In Australia, the lead agency in cybersecurity is the Australian Cybersecurity Centre (ACSC). “This Centre brings cybersecurity capabilities from across the Australian Government together into a single location. It is the hub for private and public sector collaboration and information sharing to combat cybersecurity threats.” The CERT Australia looks after national computer emergencies in Australia.

United Kingdom

In the United Kingdom, computer emergencies are handled by Cert-UK (CERT). The Office of Cybersecurity & Information Assurance (OCSIA) in the UK supports the ministers and the NSC “in determining priorities in relation to securing cyberspace.” The unit provides strategic direction and coordinates the cybersecurity program for the government, enhancing cybersecurity and information assurance in the UK.

The OCSIA works with other lead government departments and agencies such as the Home Office, Ministry of Defence (MOD), Government Communications Headquarters (GCHQ), the Communications-Electronics Security Department (CESG), the Centre for the Protection of National Infrastructure (CPNI), the Foreign & Commonwealth Office (FCO) and the Department for Culture, Media & Sport.


In India the special secretary in charge of Cybersecurity in the Prime Minister’s Office (PMO) is the cybersecurity chief. Dr. Gulshan Rai became the first person to occupy this position in 2015. India has a number of cybersecurity cooperation forums with other countries of the world, e.g. CERT-In has three pacts for cybersecurity cooperation with counterparts in Malaysia, Singapore and Japan. India has a regular cybersecurity dialogue with the US that was resumed in 2015. In a joint declaration released after a cyber-dialogue, it was announced to increase global cybersecurity and promote the digital economy, the United States and India have committed to robust cooperation on cyber issues. India is also expanding relations with Israel in the area of cyber cooperation. In January 2018, the Israeli Prime Minister Benjamin Netanyahu made a six-day long visit to India. During this high profile visit, cybersecurity and big data were identified as the new area of cooperation. In February 2018, the second round of “India-Russia Consultation on Security regarding use of Information and Communication Technologies (ICT)” was held in New Delhi.

Cybersecurity in Pakistan

Pakistan is one of the most cyber spied upon country in the world. It is not India alone that wages a strong cyber offensive against Pakistan, many other countries are also using cyber means to siphon off critical data.
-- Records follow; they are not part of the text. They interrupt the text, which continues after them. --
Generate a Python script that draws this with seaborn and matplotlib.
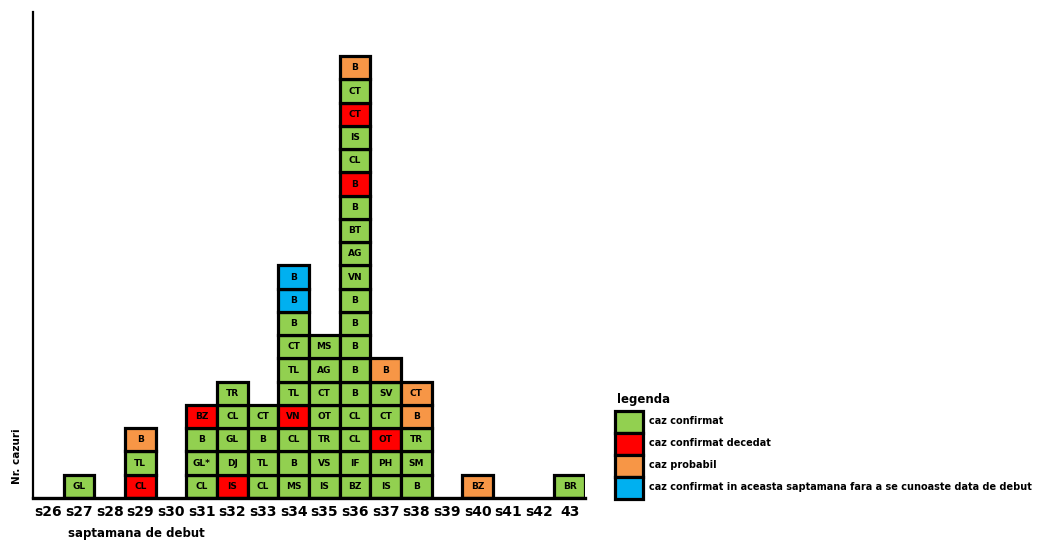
import matplotlib
matplotlib.use("Agg")
import matplotlib.pyplot as plt
from matplotlib.patches import Rectangle
import seaborn as sns
import pandas as pd

weeks = ["s26", "s27", "s28", "s29", "s30", "s31", "s32", "s33", "s34", "s35",
         "s36", "s37", "s38", "s39", "s40", "s41", "s42", "43"]

# cases per week, bottom to top: county code and status
# status: C = caz confirmat, D = decedat, P = probabil, U = fara data de debut
codes = {
    "s27": ["GL"],
    "s29": ["CL", "TL", "B"],
    "s31": ["CL", "GL*", "B", "BZ"],
    "s32": ["IS", "DJ", "GL", "CL", "TR"],
    "s33": ["CL", "TL", "B", "CT"],
    "s34": ["MS", "B", "CL", "VN", "TL", "TL", "CT", "B", "B", "B"],
    "s35": ["IS", "VS", "TR", "OT", "CT", "AG", "MS"],
    "s36": ["BZ", "IF", "CL", "CL", "B", "B", "B", "B", "B", "VN", "AG", "BT",
            "B", "B", "CL", "IS", "CT", "CT", "B"],
    "s37": ["IS", "PH", "OT", "CT", "SV", "B"],
    "s38": ["B", "SM", "TR", "B", "CT"],
    "s40": ["BZ"],
    "43": ["BR"],
}
status = {
    "s27": ["C"],
    "s29": ["D", "C", "P"],
    "s31": ["C", "C", "C", "D"],
    "s32": ["D", "C", "C", "C", "C"],
    "s33": ["C", "C", "C", "C"],
    "s34": ["C", "C", "C", "D", "C", "C", "C", "C", "U", "U"],
    "s35": ["C", "C", "C", "C", "C", "C", "C"],
    "s36": ["C", "C", "C", "C", "C", "C", "C", "C", "C", "C", "C", "C",
            "C", "D", "C", "C", "D", "C", "P"],
    "s37": ["C", "C", "D", "C", "C", "P"],
    "s38": ["C", "C", "C", "P", "P"],
    "s40": ["P"],
    "43": ["C"],
}

legend_labels = ["caz confirmat", "caz confirmat decedat", "caz probabil",
                 "caz confirmat in aceasta saptamana fara a se cunoaste data de debut"]
status_keys = ["C", "D", "P", "U"]
palette = {"C": "#92D050", "D": "#FF0000", "P": "#F79646", "U": "#00B0F0"}

rows = []
for w, cl in codes.items():
    for lvl, (c, s) in enumerate(zip(cl, status[w])):
        rows.append({"week": w, "pos": weeks.index(w), "level": lvl, "code": c, "status": s})
df = pd.DataFrame(rows)

sns.set_theme(style="white")
plt.rcParams["font.family"] = ["DejaVu Sans"]
plt.rcParams["text.color"] = "black"
plt.rcParams["xtick.color"] = "black"

fig = plt.figure(figsize=(10.41, 5.41), dpi=100)
ax = fig.add_axes([33 / 1041, 43 / 541, (585 - 33) / 1041, (529 - 43) / 541])

ax.bar(df["pos"], 1, bottom=df["level"], width=1.0,
       color=[palette[s] for s in df["status"]],
       edgecolor="black", linewidth=2.3, zorder=2)
for _, r in df.iterrows():
    ax.text(r["pos"], r["level"] + 0.5, r["code"], ha="center", va="center",
            fontsize=6.5, fontweight="bold", color="black", zorder=3)

ax.set_xlim(-0.5, len(weeks) - 0.5)
ax.set_ylim(0, 20.9)
ax.set_xticks(range(len(weeks)))
ax.set_xticklabels(weeks, fontsize=10, fontweight="bold", color="black")
ax.set_yticks([])
ax.tick_params(axis="x", length=0, pad=5)
for sp in ["top", "right"]:
    ax.spines[sp].set_visible(False)
ax.spines["left"].set_color("black")
ax.spines["left"].set_linewidth(1.6)
ax.spines["bottom"].set_color("black")
ax.spines["bottom"].set_linewidth(2.4)
ax.set_xlabel("")
ax.set_ylabel("")

fig.text(68 / 1041, 1 - 533 / 541, "saptamana de debut", fontsize=8.5,
         fontweight="bold", ha="left", va="center", color="black")
fig.text(17 / 1041, 1 - 456 / 541, "Nr. cazuri", fontsize=7.5,
         fontweight="bold", rotation=90, ha="center", va="center", color="black")

# legend
fig.text(617 / 1041, 1 - 399 / 541, "legenda", fontsize=8.5, fontweight="bold",
         ha="left", va="center", color="black")
for i, (k, lab) in enumerate(zip(status_keys, legend_labels)):
    top = 411 + 22 * i
    fig.add_artist(Rectangle((615 / 1041, 1 - (top + 22) / 541), 28 / 1041, 22 / 541,
                             transform=fig.transFigure, facecolor=palette[k],
                             edgecolor="black", linewidth=2.3))
    fig.text(649 / 1041, 1 - (top + 10) / 541, lab, fontsize=7.0, fontweight="bold",
             ha="left", va="center", color="black")

fig.savefig("out.png", dpi=100)
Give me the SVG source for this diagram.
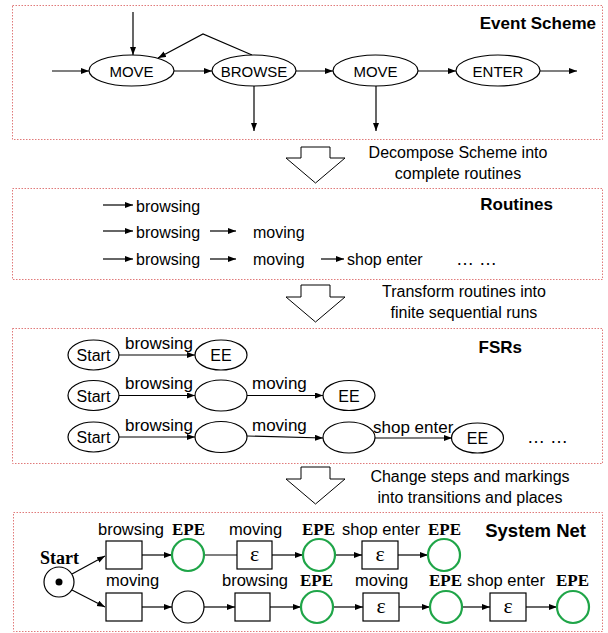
<svg xmlns="http://www.w3.org/2000/svg" width="608" height="633" viewBox="0 0 608 633">
  <defs>
    <marker id="ah" markerWidth="9" markerHeight="7" refX="8" refY="3" orient="auto" markerUnits="userSpaceOnUse">
      <path d="M0,0 L8,3 L0,6 z" fill="#000"/>
    </marker>
    <style>
      .frame { fill: none; stroke: #e07a7a; stroke-width: 1; stroke-dasharray: 1.5 1.5; }
      .node { fill: #fff; stroke: #000; stroke-width: 1.2; }
      .epe { fill: #fff; stroke: #1fa548; stroke-width: 2.2; }
      .edge { fill: none; stroke: #000; stroke-width: 1.2; marker-end: url(#ah); }
      .plain { fill: none; stroke: #000; stroke-width: 1.2; }
      .big { fill: #fff; stroke: #000; stroke-width: 1; }
      text { font-family: "Liberation Sans", Arial, sans-serif; fill: #000; }
      .title { font-size: 17px; font-weight: bold; text-anchor: end; }
      .lbl { font-size: 15px; text-anchor: middle; }
      .rt { font-size: 16px; }
      .fs { font-size: 17px; }
      .st { font-size: 16px; text-anchor: middle; }
      .sn { font-size: 16.5px; }
      .cap { font-size: 16px; text-anchor: middle; }
      .serif { font-family: "Liberation Serif", "Times New Roman", serif; font-weight: bold; font-size: 17px; }
      .eps { font-family: "Liberation Serif", "Times New Roman", serif; font-size: 22px; text-anchor: middle; }
    </style>
  </defs>

  <!-- section frames -->
  <rect class="frame" x="12.5" y="5.5" width="590" height="134"/>
  <rect class="frame" x="12.5" y="188.5" width="590" height="91"/>
  <rect class="frame" x="12.5" y="328.5" width="590" height="135"/>
  <rect class="frame" x="13.5" y="512.5" width="589" height="119"/>

  <!-- block arrows between sections -->
  <g id="step-arrows">
    <path class="big" d="M301,147 H330 V158 H345 L315.5,183 L286,158 H301 Z"/>
    <path class="big" d="M301,285 H330 V297 H345 L315.5,322 L286,297 H301 Z"/>
    <path class="big" d="M301,467 H330 V479 H345 L315.5,504 L286,479 H301 Z"/>
    <text class="cap" x="458" y="158">Decompose Scheme into</text>
    <text class="cap" x="458" y="179">complete routines</text>
    <text class="cap" x="464" y="297">Transform routines into</text>
    <text class="cap" x="464" y="318">finite sequential runs</text>
    <text class="cap" x="470" y="482">Change steps and markings</text>
    <text class="cap" x="470" y="503">into transitions and places</text>
  </g>

  <!-- Event Scheme -->
  <text class="title" x="596" y="29">Event Scheme</text>
  <g id="connectors-scheme">
    <line class="edge" x1="133" y1="12" x2="133" y2="55"/>
    <line class="edge" x1="52" y1="71" x2="89" y2="71"/>
    <line class="edge" x1="174" y1="71" x2="212" y2="71"/>
    <line class="edge" x1="296" y1="71" x2="333" y2="71"/>
    <line class="edge" x1="418" y1="71" x2="456" y2="71"/>
    <line class="edge" x1="540" y1="71" x2="577" y2="71"/>
    <polyline class="edge" points="252,55 203,34 158,58"/>
    <line class="edge" x1="254" y1="86" x2="254" y2="131"/>
    <line class="edge" x1="376" y1="86" x2="376" y2="131"/>
  </g>
  <g id="ev-move1"><ellipse class="node" cx="131.5" cy="70.5" rx="42.5" ry="15.5"/><text class="lbl" x="131.5" y="76.5">MOVE</text></g>
  <g id="ev-browse"><ellipse class="node" cx="254" cy="70.5" rx="42" ry="15.5"/><text class="lbl" x="254" y="76.5">BROWSE</text></g>
  <g id="ev-move2"><ellipse class="node" cx="375.5" cy="70.5" rx="42.5" ry="15.5"/><text class="lbl" x="375.5" y="76.5">MOVE</text></g>
  <g id="ev-enter"><ellipse class="node" cx="498" cy="70.5" rx="42" ry="15.5"/><text class="lbl" x="498" y="76.5">ENTER</text></g>

  <!-- Routines -->
  <text class="title" x="553" y="210">Routines</text>
  <g id="connectors-routines">
    <line class="edge" x1="103" y1="205" x2="133" y2="205"/>
    <line class="edge" x1="103" y1="231" x2="133" y2="231"/>
    <line class="edge" x1="210" y1="231" x2="236" y2="231"/>
    <line class="edge" x1="103" y1="259" x2="133" y2="259"/>
    <line class="edge" x1="210" y1="259" x2="236" y2="259"/>
    <line class="edge" x1="321" y1="259" x2="344" y2="259"/>
  </g>
  <g id="routine-texts">
    <text class="rt" x="136" y="212">browsing</text>
    <text class="rt" x="136" y="238">browsing</text>
    <text class="rt" x="253" y="238">moving</text>
    <text class="rt" x="136" y="265">browsing</text>
    <text class="rt" x="253" y="265">moving</text>
    <text class="rt" x="347" y="265">shop enter</text>
    <text class="rt" x="456" y="265" style="font-size:18px">… …</text>
  </g>

  <!-- FSRs -->
  <text class="title" x="522" y="353">FSRs</text>
  <g id="connectors-fsr">
    <line class="edge" x1="119" y1="355" x2="195" y2="355"/>
    <line class="edge" x1="119" y1="395.5" x2="195" y2="395.5"/>
    <line class="edge" x1="247" y1="395.5" x2="323" y2="395.5"/>
    <line class="edge" x1="119" y1="437" x2="195" y2="437"/>
    <line class="edge" x1="247" y1="436" x2="323" y2="438"/>
    <line class="edge" x1="375" y1="438" x2="452" y2="438"/>
    <text class="fs" x="125" y="349">browsing</text>
    <text class="fs" x="125" y="389">browsing</text>
    <text class="fs" x="252" y="389">moving</text>
    <text class="fs" x="125" y="431">browsing</text>
    <text class="fs" x="252" y="431">moving</text>
    <text class="fs" x="373" y="433">shop enter</text>
  </g>
  <g id="fsr1-start"><ellipse class="node" cx="93.5" cy="355" rx="25.5" ry="15"/><text class="st" x="93.5" y="361">Start</text></g>
  <g id="fsr1-ee"><ellipse class="node" cx="221" cy="355" rx="26" ry="15"/><text class="st" x="221" y="361">EE</text></g>
  <g id="fsr2-start"><ellipse class="node" cx="93.5" cy="395.5" rx="25.5" ry="15"/><text class="st" x="93.5" y="401.5">Start</text></g>
  <g id="fsr2-s1"><ellipse class="node" cx="221" cy="395.5" rx="26" ry="15.5"/></g>
  <g id="fsr2-ee"><ellipse class="node" cx="349" cy="395.5" rx="26" ry="15"/><text class="st" x="349" y="401.5">EE</text></g>
  <g id="fsr3-start"><ellipse class="node" cx="93.5" cy="437" rx="25.5" ry="15"/><text class="st" x="93.5" y="443">Start</text></g>
  <g id="fsr3-s1"><ellipse class="node" cx="221" cy="437" rx="26" ry="15.5"/></g>
  <g id="fsr3-s2"><ellipse class="node" cx="349" cy="437.5" rx="26" ry="15.5"/></g>
  <g id="fsr3-ee"><ellipse class="node" cx="477.5" cy="438" rx="26" ry="15"/><text class="st" x="477.5" y="444">EE</text></g>
  <text class="rt" x="527" y="443" style="font-size:18px">… …</text>

  <!-- System Net -->
  <text class="title" x="586" y="537" style="font-size:18.5px">System Net</text>
  <g id="connectors-net">
    <line class="edge" x1="72" y1="574" x2="105" y2="556"/>
    <line class="edge" x1="72" y1="590" x2="105" y2="607"/>
    <line class="edge" x1="142" y1="555" x2="172" y2="555"/>
    <line class="plain" x1="204" y1="555" x2="237" y2="555"/>
    <line class="edge" x1="272" y1="555" x2="303" y2="555"/>
    <line class="edge" x1="335" y1="555" x2="362" y2="555"/>
    <line class="edge" x1="398" y1="555" x2="428" y2="555"/>
    <line class="edge" x1="142" y1="607" x2="172" y2="607"/>
    <line class="edge" x1="204" y1="607" x2="235" y2="607"/>
    <line class="edge" x1="270" y1="607" x2="301" y2="607"/>
    <line class="edge" x1="333" y1="607" x2="363" y2="607"/>
    <line class="edge" x1="399" y1="607" x2="430" y2="607"/>
    <line class="edge" x1="462" y1="607" x2="490" y2="607"/>
    <line class="edge" x1="526" y1="607" x2="557" y2="607"/>
  </g>
  <g id="net-labels">
    <text class="sn" x="98" y="535">browsing</text>
    <text class="sn" x="229" y="535">moving</text>
    <text class="sn" x="342" y="535">shop enter</text>
    <text class="sn" x="106" y="586">moving</text>
    <text class="sn" x="222" y="586">browsing</text>
    <text class="sn" x="355" y="586">moving</text>
    <text class="sn" x="467" y="586">shop enter</text>
    <text class="serif" x="172" y="535">EPE</text>
    <text class="serif" x="302" y="535">EPE</text>
    <text class="serif" x="428" y="535">EPE</text>
    <text class="serif" x="300" y="586">EPE</text>
    <text class="serif" x="429" y="586">EPE</text>
    <text class="serif" x="556" y="586">EPE</text>
  </g>
  <g id="p-start">
    <text class="serif" x="40" y="564" style="font-size:18px">Start</text>
    <circle class="node" cx="59" cy="582" r="15"/>
    <circle cx="59" cy="582" r="3.5" fill="#000"/>
  </g>
  <g id="t-browse-a"><rect class="node" x="106" y="541" width="36" height="28"/></g>
  <g id="p-epe-a1"><circle class="epe" cx="188" cy="555" r="16"/></g>
  <g id="t-eps-a1"><rect class="node" x="237" y="541" width="35" height="28"/><text class="eps" x="254.5" y="561">ε</text></g>
  <g id="p-epe-a2"><circle class="epe" cx="319" cy="555" r="16"/></g>
  <g id="t-eps-a2"><rect class="node" x="362" y="541" width="36" height="28"/><text class="eps" x="380" y="561">ε</text></g>
  <g id="p-epe-a3"><circle class="epe" cx="444" cy="555" r="16"/></g>
  <g id="t-move-b"><rect class="node" x="106" y="593" width="36" height="28"/></g>
  <g id="p-b1"><circle class="node" cx="188" cy="607" r="16"/></g>
  <g id="t-browse-b"><rect class="node" x="235" y="593" width="35" height="28"/></g>
  <g id="p-epe-b1"><circle class="epe" cx="317" cy="607" r="16"/></g>
  <g id="t-eps-b1"><rect class="node" x="363" y="593" width="36" height="28"/><text class="eps" x="381" y="613">ε</text></g>
  <g id="p-epe-b2"><circle class="epe" cx="446" cy="607" r="16"/></g>
  <g id="t-eps-b2"><rect class="node" x="490" y="593" width="36" height="28"/><text class="eps" x="508" y="613">ε</text></g>
  <g id="p-epe-b3"><circle class="epe" cx="573" cy="607" r="16"/></g>
</svg>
The United States is among the countries that actively and regularly spy upon Pakistan. Before Chinese President Xi Jinping’s landmark visit to Pakistan, the computers of the China Desk at the Pakistan Foreign Office were hacked. Although the FO spokesperson was quick to deny that such an attack had taken place, it was enough to erode the confidence of the public in the safety and security of our official data. Actually, more troubling are Edward Snowden’s allegations that UK alone has acquired vast amounts of communications data from inside Pakistan by secretly hacking into routers manufactured by the US-based company Cisco. It is unfortunate that the issue of cyber-spying has not been raised with either the US or the British governments; notwithstanding the fact that London and Washington remain the favourite ports of call for our politicians.

There are clearly identifiable hurdles in establishing a meaningful cybersecurity architecture in Pakistan e.g. there is no central authority to coordinate on cybersecurity matters and advise the prime minister on emerging cyber threats. There is a palpable lack of awareness within the policymaking circles. Apart from the cybercrime bill, there is no clear cut policy on the subject of cybersecurity. The cybersecurity stakeholders are not clearly defined and their turfs not properly marked out. There is no PK-CERT and no funds allocated for cybersecurity purposes. The Federal Investigation Agency (FIA) has a National Cyber Response Centre for Cyber Crime (NR3C) but its mandate is limited and it lacks the wherewithal to act as first responder in case of a computer emergency.


Pakistan has a very huge and talented human resource. Some of the best IT graduates are being produced in universities like NUST and FAST-NU. The only thing that we lack is direction and policy and that is not possible without good cyber managers and planners. Following steps are advised for effectively and effectively manage syberspace in Pakistan:

  1. There is an urgent need for a well-defined national cybersecurity architecture. The powers of coordinating all issues related to cybersecurity may be vested in the office of a cyber-security coordinator working directly under the prime minister. He may be provided secretarial services by the NSC. The NSC could be one forum, where all cybersecurity measures may be discussed.
  2. A cyber-taskforce (CTF) under the NSC is another important step. The mandate of the CTF should include issuing policy guidelines on cybersecurity.
  3. A national CERT should be established and asked to practice cyber emergency on regular basis.
  4. Cyber funds should be allocated in the national budget and their proper utilization ensured by the national cybersecurity coordinator.
  5. Cybersecurity cooperation with other countries, particularly SAARC member states would have been ideal but unfortunately this association has become moribund due to Indian intransigence. Pakistani Foreign Office may consider raising the issue of regional cooperation in cyber security at the forum of Shanghai Cooperation Organization (SCO).
  6. A cybersecurity debate in the parliament may help set up a long term plan. It would be a good idea for political parties to have cyber security issues included in their election manifestos.
  7. Pakistani universities should group together for promotion of cyber security awareness under the umbrella of Higher Education Commission (HEC).



For confidentiality and maintaining the integrity of data, Pakistan needs to make serious efforts to establish national computer emergency response team, national cyber coordination center and sectoral CERTs. The government needs to come up with ideas to develop successful collaboration between sectoral and national CERTs. Government, universities and private sector can organize white-hat hacker’s marathon to raise a force for a robust cyber defense. Apart from national-level efforts, the country needs to utilize its membership in different regional platforms such as OIC and SCO to bring best practices home in the cyber domain.